If you didn't know, not long ago that was a common practice. To try and whittle down a large subject into a blog-sized post is daunting, and I admit there are more details then I'm touching on here. To get your questioning juices flowing, I'll leave you with this idea: Protestants needed something to replace Catholic Holy Mass & Communion (you know you are saved/belong because you take in the body and blood of Christ). The replacement had to be as rich and personal as communion, and thus became the significance of conversion. Conversion focused on the individual experience and testimony. So a few generations ago a person would come before a congregation asking to join in their fellowship. They were then asked to recount their conversion/salvation experience. If leadership saw their account to be authentic they allowed a "watch care" to take place which was covenant agreement between the person and the local church. I'll simplify this as "accountability" for both parties. After a certain amount a time, the person was allowed to become a full member of the congregation.
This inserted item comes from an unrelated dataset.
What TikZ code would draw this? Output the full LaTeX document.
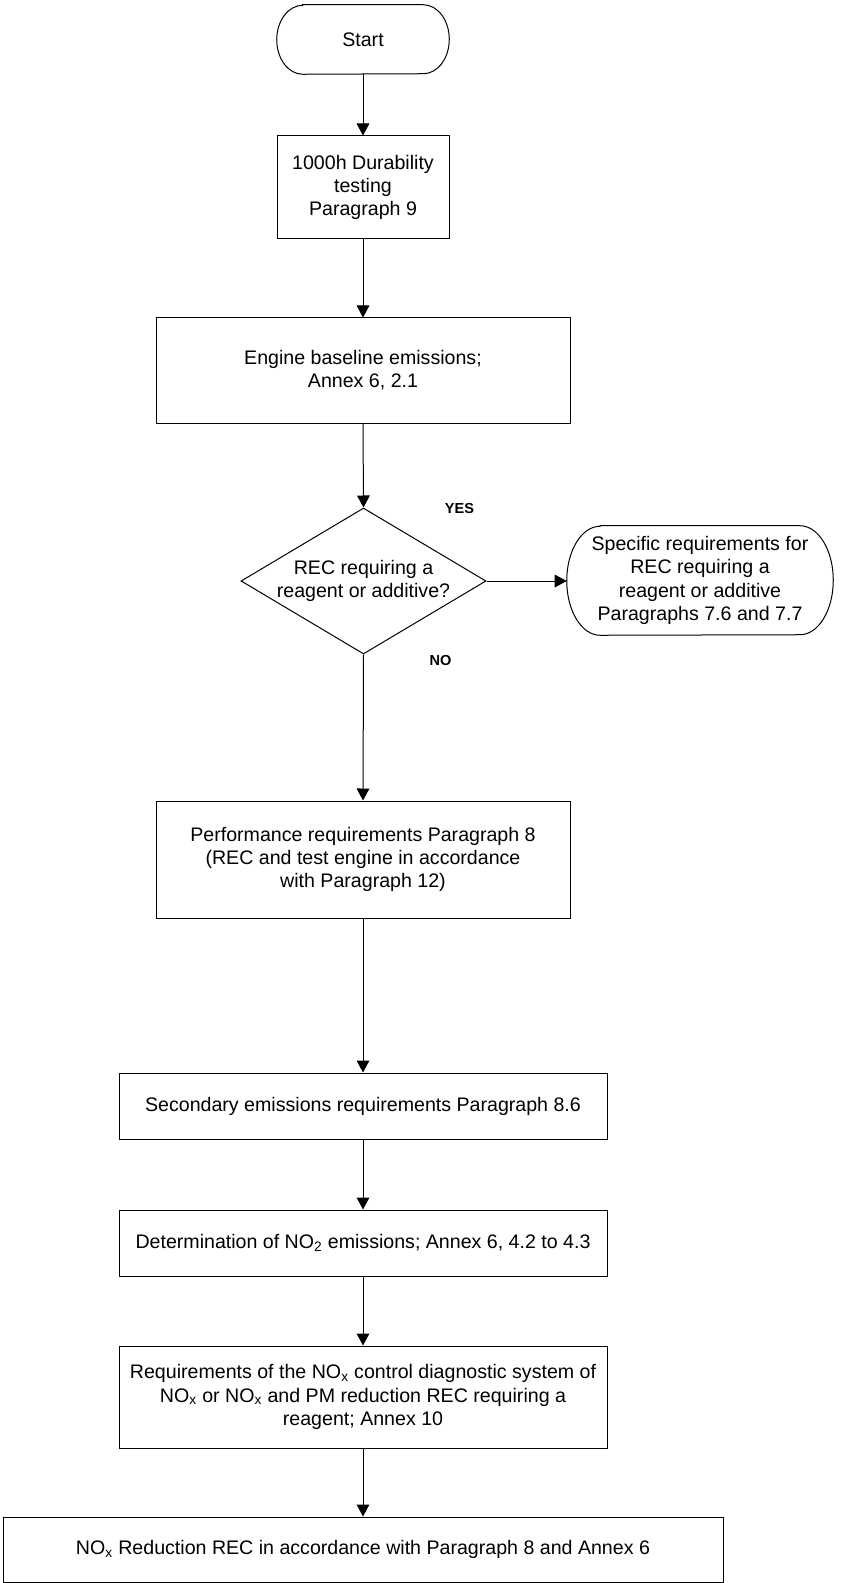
\documentclass[tikz,border=0pt]{standalone}
\usepackage{fontspec}
\setmainfont{Liberation Sans}
\usetikzlibrary{arrows.meta,shapes.geometric}
\newcommand\drawstadium[3]{%
  \draw[outl] ([xshift=#2]#1.north west) -- ([xshift=-#2]#1.north east)
    arc[start angle=90,end angle=-90,x radius=#2,y radius=#3]
    -- ([xshift=#2]#1.south west)
    arc[start angle=270,end angle=90,x radius=#2,y radius=#3] -- cycle;}
\begin{document}
\begin{tikzpicture}[x=0.75pt,y=-0.75pt,
  outl/.style={draw=black,line width=0.75pt},
  txt/.style={font=\fontsize{14.7pt}{17.4pt}\selectfont,align=center,inner sep=0pt},
  boxnode/.style={txt,outl,rectangle},
  termnode/.style={txt,rectangle},
  lbl/.style={font=\fontsize{10.9pt}{13pt}\selectfont\bfseries,inner sep=0pt},
  arr/.style={draw=black,line width=0.75pt,-{Triangle[length=9pt,width=9.5pt]}}]
\useasboundingbox (0,0) rectangle (840,1583);

\node[termnode,minimum width=129pt,minimum height=51.75pt] (start) at (363,39.5) {Start};
\drawstadium{start}{19.5pt}{25.875pt}

\node[boxnode,minimum width=129pt,minimum height=77.25pt] (dur) at (363,187.5)
  {1000h Durability\\testing\\Paragraph 9};

\node[boxnode,minimum width=310.5pt,minimum height=78.75pt] (eng) at (363,370.5)
  {Engine baseline emissions;\\Annex 6, 2.1};

\node[diamond,outl,minimum width=183.75pt,minimum height=109.5pt,inner sep=0pt,
  label={[txt]center:REC requiring a\\reagent or additive?}] (dia) at (363.5,581) {};

\node[termnode,minimum width=199.5pt,minimum height=81.75pt] (spec) at (700,580.5)
  {Specific requirements for\\REC requiring a\\reagent or additive\\Paragraphs 7.6 and 7.7};
\drawstadium{spec}{25pt}{40.875pt}

\node[boxnode,minimum width=310.5pt,minimum height=87.75pt] (perf) at (363,859.5)
  {Performance requirements Paragraph 8\\(REC and test engine in accordance\\with Paragraph 12)};

\node[boxnode,minimum width=366pt,minimum height=49.5pt] (sec) at (363,1106)
  {Secondary emissions requirements Paragraph 8.6};

\node[boxnode,minimum width=366pt,minimum height=49.5pt] (det) at (363,1243)
  {Determination of NO\textsubscript{2} emissions; Annex 6, 4.2 to 4.3};

\node[boxnode,minimum width=366pt,minimum height=76.5pt] (req) at (363,1397)
  {Requirements of the NO\textsubscript{x} control diagnostic system of\\NO\textsubscript{x} or NO\textsubscript{x} and PM reduction REC requiring a\\reagent; Annex 10};

\node[boxnode,minimum width=540pt,minimum height=48.75pt] (last) at (363,1549.5)
  {NO\textsubscript{x} Reduction REC in accordance with Paragraph 8 and Annex 6};

\node[lbl] (yes) at (459.5,508) {YES};
\node[lbl] (no) at (440.5,660) {NO};

\draw[arr] (start.south) -- (dur.north);
\draw[arr] (dur.south) -- (eng.north);
\draw[arr] (eng.south) -- (dia.north);
\draw[arr] (dia.east) -- (dia.east -| spec.west);
\draw[arr] (dia.south) -- (perf.north);
\draw[arr] (perf.south) -- (sec.north);
\draw[arr] (sec.south) -- (det.north);
\draw[arr] (det.south) -- (req.north);
\draw[arr] (req.south) -- (last.north);
\end{tikzpicture}
\end{document}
Now let me be clear, there is a distinction between being in the "body of Christ" vs. being a member of a local congregation/institution. Those who confess Christ is Lord are entitled to count themselves as part of the larger body of believers, however church membership deals with different requirements. First, let me tell you what it DOESN'T mean; the church keeps an eye on someone and judges every action taken in order to punish and shame. The church should not look for self-righteous works or people. INSTEAD, I see membership as another form of confession. When you join a local church you are aligning your beliefs, ideas, and causes with a collective body (everything doesn't always have to be exactly the same, but a common identity should be strived for). By becoming a member of a local church a person should feel confident in saying, “Yes, I'm on board with the vision and ministries of this church." If not, perhaps after visiting a church for several weeks and getting to know leadership, they should move on to a church where they feel their identity is more in sync. However, this often proves difficult...because if I (and maybe "we") am/are honest, churches have been notorious for not being sure what they stood for or what their purpose was. How can a church offer membership when it doesn’t know who it is?
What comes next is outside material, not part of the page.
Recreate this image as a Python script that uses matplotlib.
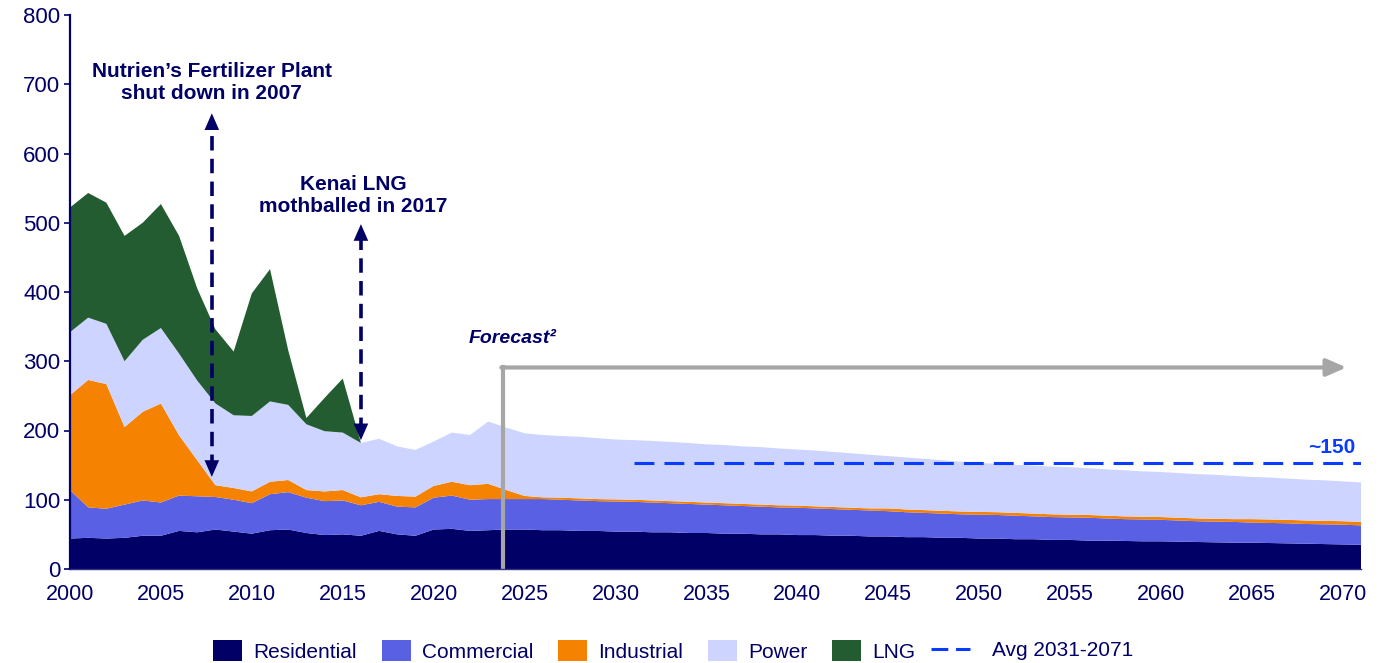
import numpy as np
import matplotlib
matplotlib.use('Agg')
import matplotlib.pyplot as plt
from matplotlib.patches import Rectangle, Patch
from matplotlib.lines import Line2D
from matplotlib.legend_handler import HandlerPatch

plt.rcParams['font.family'] = ['Liberation Sans', 'DejaVu Sans']

# ---------------- data ----------------
years = list(range(2000, 2072))

residential = [44, 45, 44, 45, 48, 48, 55, 53, 57, 54,
               51, 56, 57, 52, 49, 50, 48, 55, 50, 48,
               57, 58, 55, 56, 57, 57, 56, 56, 55, 55,
               54, 54, 53, 53, 52, 52, 51, 51, 50, 50,
               49, 49, 48, 48, 47, 47, 46, 46, 45, 45,
               44, 44, 43, 43, 42, 42, 41, 41, 40.5, 40,
               40, 39.5, 39, 38.5, 38, 38, 37.5, 37, 36.5, 36,
               35.5, 35]

commercial = [70, 44, 43, 48, 51, 48, 51, 52, 47, 46,
              44, 52, 54, 51, 49, 49, 44, 42, 40, 41,
              46, 48, 45, 45, 44, 44, 45, 44, 44, 43,
              43.5, 43, 43, 42, 42, 41, 41, 40, 40, 39,
              39.5, 38.5, 38.5, 37.5, 37.5, 36.5, 36, 35, 35, 34,
              34.5, 34, 34, 33, 33, 32.5, 33, 32, 31.5, 31.5,
              31, 30.5, 30, 30, 30, 29, 29, 29, 28.5, 28.5,
              28.5, 28]

industrial = [137, 184, 180, 112, 128, 143, 87, 52, 17, 17,
              17, 18, 17.5, 11, 14, 15, 11.5, 11, 15.5, 15.5,
              17, 20, 21, 22, 13, 4.5, 2.5, 3, 3, 3,
              3, 3, 3, 3, 3, 3, 3, 3, 3, 3,
              3, 3, 3, 3, 3, 4, 4, 4, 4, 4,
              4, 4, 4, 4, 4, 4, 4, 4, 4, 4,
              4, 4, 4, 4, 4, 5, 5, 5, 5, 5,
              5, 5]

power = [91, 90, 87, 95, 104, 109, 118, 115, 118, 105,
         109, 116, 108.5, 95, 87, 83, 78.5, 80, 71.5, 67.5,
         64, 71, 72.5, 90, 90, 90.5, 90, 89, 89, 88,
         86.5, 86, 86, 85.5, 85, 84, 84, 83, 83, 82,
         81, 80.5, 79.5, 78.5, 77.5, 75.5, 75, 74, 73, 72,
         70.5, 70, 69.5, 69, 69, 68.5, 67.5, 67, 66.5, 65.5,
         65, 64.5, 64, 63.5, 62.5, 61, 60.5, 59.5, 59, 58.5,
         57.5, 57]

lng = [180, 180, 175, 181, 169, 179, 170, 133, 107, 92,
       177, 191, 79, 9, 48, 78] + [0] * 56

series_labels = ['Residential', 'Commercial', 'Industrial', 'Power', 'LNG']
avg_label = 'Avg 2031-2071'
avg_years = [2031, 2071]
avg_value = 153
avg_text = '~150'

x_ticks = list(range(2000, 2071, 5))
y_ticks = list(range(0, 801, 100))

# ---------------- style ----------------
navy = '#000066'
colors = ['#000066', '#5A60E4', '#F58200', '#CCD4FF', '#225C30']
avg_color = '#0A3CFF'
gray = '#A6A6A6'

fig = plt.figure(figsize=(13.8, 6.63), dpi=100)
ax = fig.add_axes([70 / 1380, 94 / 663, 1291 / 1380, 554 / 663])

ax.stackplot(years, residential, commercial, industrial, power, lng,
             colors=colors, linewidth=0, zorder=2)

ax.set_xlim(2000, 2071)
ax.set_ylim(0, 800)
ax.set_xticks(x_ticks)
ax.set_yticks(y_ticks)
ax.tick_params(axis='y', direction='out', length=4, width=1.2, color=navy,
               labelcolor=navy, labelsize=16, pad=3)
ax.tick_params(axis='x', length=0, labelcolor=navy, labelsize=15.5, pad=11)
for s in ['top', 'right']:
    ax.spines[s].set_visible(False)
ax.spines['left'].set_color(navy)
ax.spines['left'].set_linewidth(1.6)
ax.spines['bottom'].set_color('#333388')
ax.spines['bottom'].set_linewidth(1.0)
ax.spines['left'].set_zorder(6)
ax.spines['bottom'].set_zorder(6)

# average line
ax.plot(avg_years, [avg_value, avg_value], color=avg_color, lw=2.2,
        dashes=(6.5, 3.3), zorder=4)
ax.text(2070.7, 176, avg_text, ha='right', va='center', fontsize=15,
        fontweight='bold', color=avg_color, zorder=7)

# forecast arrow
fc_x = 2023.8
fc_y = 291
ax.plot([fc_x, fc_x], [0, fc_y], color=gray, lw=3, solid_capstyle='projecting',
        zorder=5)
ax.annotate('', xy=(2070.2, fc_y), xytext=(fc_x - 0.08, fc_y),
            arrowprops=dict(arrowstyle='-|>,head_length=0.8,head_width=0.35',
                            mutation_scale=15, color=gray, lw=3,
                            shrinkA=0, shrinkB=0),
            zorder=5)
ax.text(2021.9, 333, 'Forecast²', ha='left', va='center', fontsize=14,
        fontweight='bold', style='italic', color=navy)


def dashed_double_arrow(x, y_low, y_high):
    ax.plot([x, x], [y_low + 12, y_high - 12], color=navy, lw=2.6,
            dashes=(4, 2.3), zorder=6)
    hs = '-|>,head_length=0.8,head_width=0.35'
    ax.annotate('', xy=(x, y_high), xytext=(x, y_high - 5),
                arrowprops=dict(arrowstyle=hs, mutation_scale=15, color=navy,
                                lw=0, shrinkA=0, shrinkB=0), zorder=6)
    ax.annotate('', xy=(x, y_low), xytext=(x, y_low + 5),
                arrowprops=dict(arrowstyle=hs, mutation_scale=15, color=navy,
                                lw=0, shrinkA=0, shrinkB=0), zorder=6)


dashed_double_arrow(2007.8, 133, 658)
dashed_double_arrow(2016.0, 186, 498)

ax.text(2007.8, 702, 'Nutrien’s Fertilizer Plant\nshut down in 2007',
        ha='center', va='center', fontsize=15, fontweight='bold', color=navy,
        linespacing=1.2)
ax.text(2015.6, 539, 'Kenai LNG\nmothballed in 2017',
        ha='center', va='center', fontsize=15, fontweight='bold', color=navy,
        linespacing=1.2)


# legend
def narrow_rect(legend, orig_handle, xdescent, ydescent, width, height, fontsize):
    w = width * 29 / 39
    return Rectangle((width - w - xdescent, -ydescent), w, height)


leg_y = 1 - 651 / 663
handles = [Patch(facecolor=c, edgecolor='none', label=l)
           for c, l in zip(colors, series_labels)]
hmap = {h: HandlerPatch(patch_func=narrow_rect) for h in handles}
leg1 = fig.legend(handles=handles, handler_map=hmap, loc='center left',
                  bbox_to_anchor=(203 / 1380, leg_y), ncol=5, frameon=False,
                  fontsize=15, handlelength=1.875, handleheight=1.15,
                  handletextpad=0.53, columnspacing=0.72, borderpad=0,
                  borderaxespad=0)
line_handle = Line2D([0], [0], color=avg_color, lw=2.2, dashes=(5.5, 2.5),
                     label=avg_label)
leg2 = fig.legend(handles=[line_handle], loc='center left',
                  bbox_to_anchor=(931 / 1380, leg_y), ncol=1, frameon=False,
                  fontsize=15, handlelength=1.875, handletextpad=1.06,
                  borderpad=0, borderaxespad=0)
for lg in (leg1, leg2):
    for t in lg.get_texts():
        t.set_color(navy)

fig.savefig('out.png', dpi=100)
For me, I think this raises more questions than answers. Being in seminary, I’m surrounded by a diverse body of believers (and non-believers). This space is one of inclusion, and please hear me, said space is desperately needed. And yet, is there room for discussion around exclusivity in church membership? The historical Church has never had a problem in naming heretics, establishing creeds, and orthodoxy to make the case for encompassing foundational beliefs. The Church has been handing out its own “Members Only” jackets for two millennium. If this is seen on a large scale, why hasn’t the local church been straightforward with what’s required for membership? Is leadership afraid to draw a line in the sand out of fear of alienating groups in their congregation resulting in vacant pews, or like Rob Bell, afraid of being labeled a heretic (side note: keep it up Rob, I still dig your stuff)? And yes, I understand viewing a church's website to see where they stand on some issues is helpful; such as their understanding of scripture and whether or not they affirm women and LGBTQ persons in ministry. My push back is while leadership and staff might understand the magnitude of these statements, does the rest of the congregation? To me it all boils down to this; what does it mean to be part of your church? How you answer this question is where you’ll find your membership requirement.

I didn’t come here to solve this problem. It’s much too big for one person. My hope is to raise awareness that better conversation around membership in our churches is needed. This starts with proclamation of what your local church is about. And while being a “physical representation of Christ on earth” looks nice on a coffee mug, we must be clearer about what that looks like in manifestation to our church bodies.